### [Problem]
Starting at the first line of the listing below, repeat each line up to and including the one containing "from bokeh.resources import INLINE". Leave out pictures.

### [Source data]
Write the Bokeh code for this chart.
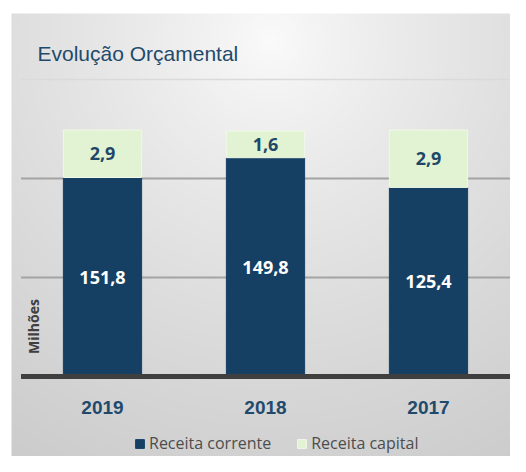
import numpy as np
from bokeh.plotting import figure
from bokeh.models import ColumnDataSource, Range1d, Label, Legend, LegendItem
from bokeh.core.properties import value
from bokeh.embed import file_html
from bokeh.resources import INLINE

# ---- data (bar heights, in chart units; labels as printed) ----
years = ["2019", "2018", "2017"]
corrente = [2.01, 2.21, 1.91]
capital = [0.48, 0.27, 0.58]
corrente_labels = ["151,8", "149,8", "125,4"]
capital_labels = ["2,9", "1,6", "2,9"]
grid_levels = [1, 2]
faint_grid_levels = [3]

# ---- layout constants (pixels) ----
W, H = 510, 456
PX_X = 163.0   # pixels per category
PX_Y = 99.0    # pixels per chart unit
X0 = 102.0     # pixel x of first category centre
BASE = 376.0   # pixel y (from top) of baseline

x_range = Range1d(-X0 / PX_X, (W - X0) / PX_X)
y_range = Range1d(-(H - BASE) / PX_Y, BASE / PX_Y)

p = figure(width=W, height=H, x_range=x_range, y_range=y_range,
           output_backend="svg", toolbar_location=None,
           x_axis_location=None, y_axis_location=None,
           min_border=0, outline_line_color=None,
           background_fill_color="white", border_fill_color="white")
p.grid.visible = False

# ---- background panel with soft gradient ----
yy, xx = np.mgrid[0:H, 0:W]
px = xx.astype(float)
py = yy.astype(float)
d = np.hypot(px - 270.0, (py - 40.0))
g = 251.0 - 48.0 * np.clip(d / 500.0, 0, 1) ** 0.8
g = np.where((px >= 11) & (py >= 13), g, 255.0)
g = np.flipud(g).astype(np.uint8)
img = np.empty((H, W), dtype=np.uint32)
view = img.view(dtype=np.uint8).reshape((H, W, 4))
view[:, :, 0] = g
view[:, :, 1] = g
view[:, :, 2] = g
view[:, :, 3] = 255
p.image_rgba(image=[img], x=x_range.start, y=y_range.start, dw=W / PX_X, dh=H / PX_Y)

n = len(years)
xs = list(range(n))
left_edge = -0.5
right_edge = n - 0.5

# separator under title (top faint gridline) and gridlines
p.segment(x0=[left_edge] * len(faint_grid_levels), x1=[right_edge] * len(faint_grid_levels),
          y0=faint_grid_levels, y1=faint_grid_levels, line_color="#dadada", line_width=1.5)
p.segment(x0=[left_edge] * len(grid_levels), x1=[right_edge] * len(grid_levels),
          y0=grid_levels, y1=grid_levels, line_color="#a3a3a3", line_width=2)

src = ColumnDataSource(dict(
    x=xs, corrente=corrente, capital=capital,
    cor_lab=corrente_labels, cap_lab=capital_labels,
    cor_mid=[c / 2 for c in corrente],
    cap_mid=[c + k / 2 for c, k in zip(corrente, capital)],
    year=years, year_y=[-31.0 / PX_Y] * n,
))

rs = p.vbar_stack(["corrente", "capital"], x="x", width=0.48, source=src,
                  color=["#163f64", "#e1f3d3"], line_color=["#163f64", "#f1f8ea"],
                  line_width=1)

# baseline
p.segment(x0=[left_edge], x1=[right_edge], y0=[0], y1=[0], line_color="#3f3f3f", line_width=5)

# value labels
p.text(x="x", y="cor_mid", text="cor_lab", source=src, text_align="center",
       text_baseline="middle", text_color="white", text_font=value("Open Sans"),
       text_font_style="bold", text_font_size="18px")
p.text(x="x", y="cap_mid", text="cap_lab", source=src, text_align="center",
       text_baseline="middle", text_color="#1f4868", text_font=value("Open Sans"),
       text_font_style="bold", text_font_size="18px")

# category labels
p.text(x="x", y="year_y", text="year", source=src, text_align="center",
       text_baseline="middle", text_color="#1f4a6c", text_font=value("Liberation Sans"),
       text_font_style="bold", text_font_size="19px")

# title
p.add_layout(Label(x=37, y=H - 53, x_units="screen", y_units="screen",
                   text="Evolução Orçamental", text_font="Liberation Sans",
                   text_font_size="21px", text_color="#1f4a6c",
                   text_baseline="alphabetic"))

# axis title
p.add_layout(Label(x=33, y=H - 326, x_units="screen", y_units="screen",
                   text="Milhões", angle=np.pi / 2, text_align="center",
                   text_baseline="middle", text_font="Open Sans",
                   text_font_style="bold", text_font_size="14px", text_color="#404040"))

legend = Legend(items=[LegendItem(label="Receita corrente", renderers=[rs[0]]),
                       LegendItem(label="Receita capital", renderers=[rs[1]])],
                orientation="horizontal", location=(134, 2),
                padding=0, margin=0, spacing=25, label_standoff=4,
                glyph_width=11, glyph_height=11, label_height=11,
                border_line_color=None, background_fill_alpha=0,
                label_text_font="Open Sans", label_text_font_size="16px",
                label_text_color="#4d4d4d")
p.add_layout(legend)

open("out.html", "w").write(file_html(p, INLINE))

### [Exercise answer]
Write the Bokeh code for this chart.
import numpy as np
from bokeh.plotting import figure
from bokeh.models import ColumnDataSource, Range1d, Label, Legend, LegendItem
from bokeh.core.properties import value
from bokeh.embed import file_html
from bokeh.resources import INLINE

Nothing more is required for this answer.